Malheureusement, je dois l'admettre : le plus belliciste de tous est
certainement le doucereux Enrico Letta. C'est le centre-gauche qui appelle à la
guerre, veut la guerre, et proclame à tue-tête sa loyauté indéfectible envers
l'OTAN, que le président Macron déclarait en état de mort cérébrale il y a
seulement un an, mais qui s'est maintenant levée comme un seul zombie pour armer le
bataillon Azov, afin de poursuivre ad vitam aeternam une guerre meurtrière.
Je me
demande donc pourquoi je devrais voter pour le centre gauche. Je suis
déconcerté. Mais au moins, me dis-je, ils ne seront pas aussi ignorants, ils ne
seront pas aussi hautains.

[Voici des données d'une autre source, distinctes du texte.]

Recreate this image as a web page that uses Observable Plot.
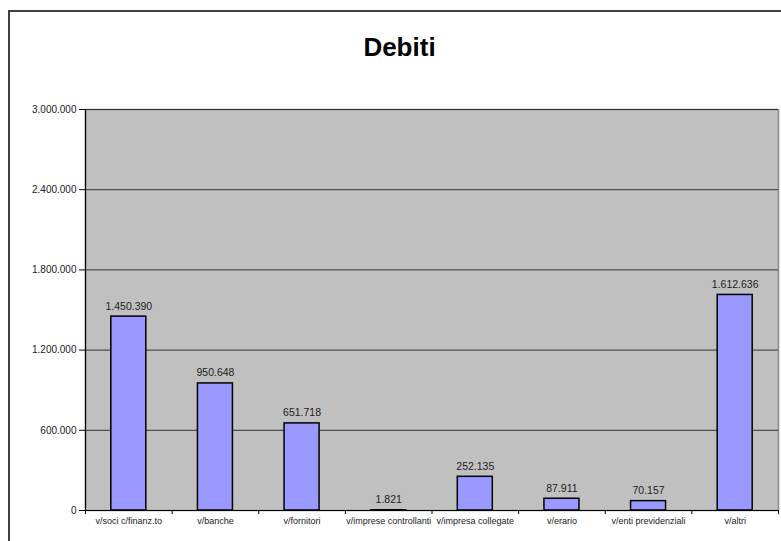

Si le centre-gauche de Letta gagnait, me dis-je,
nous aurions au moins des dirigeants qui savent de quoi ils parlent, qui
connaissent l'histoire et qui choisissent le progrès plutôt que la guerre et la
violence. Puis j'écoute la déclaration d'Enrico Borghi, membre du secrétariat
du PD. Borghi a déclaré aujourd'hui que « la droite se dit atlantiste,
mais avec cette droite, nous n'allons pas vers Washington, mais plutôt vers Bogotá ». J'aimerais mieux comprendre si ce Borghi préfère les escadrons
paramilitaires d'Alvaro Uribe ou la répression armée de Duque à un président
progressiste élu par la grande majorité des électeurs colombiens.
Mais la
phrase de Borghi signifie avant tout que son idéal est Washington, comme le
montre le soutien que les démocrates italiens ont apporté à la guerre en
Afghanistan, à la guerre en Irak, et au massacre de centaines de milliers de
civils, et comme le montre le soutien que les démocrates italiens ont apporté
et apportent au régime raciste et colonialiste d'Israël qui tue quelques
Palestiniens chaque jour. Mais peut-être que la phrase qui s'est échappée de la
poitrine de Borghi signifie seulement que la classe politique démocrate est
composée d'ignorants comme le ministre des Affaires étrangères Di Maio d’après
lequel il y a, au Venezuela, un dictateur appelé Pinochet.
Chers
démocrates de mes deux, à Bogotá, il y a un président qui s'appelle Gustavo
Petro, élu par la grande majorité des électeurs, un président qui, pour la
première fois, propose d'apporter la paix là où il y a eu une guerre civile
pendant cent cinquante ans. Je ne sais pas si Petro réussira son programme, ce
que je sais c'est qu'il essaie de défendre le genre humain contre les bêtes
sauvages, les exploiteurs au service desquels sont Enrico Borghi et Enrico
Letta. J'ai décidé de ne pas voter pour eux, même si je sais très bien qu'un
régime para-fasciste meurtrier est en préparation. Mais les tortionnaires sont
des deux côtés. Alors je me suis dit : ne vote ni pour l'un ni pour l'autre.
Abandonne les illusions et prépare-toi au combat.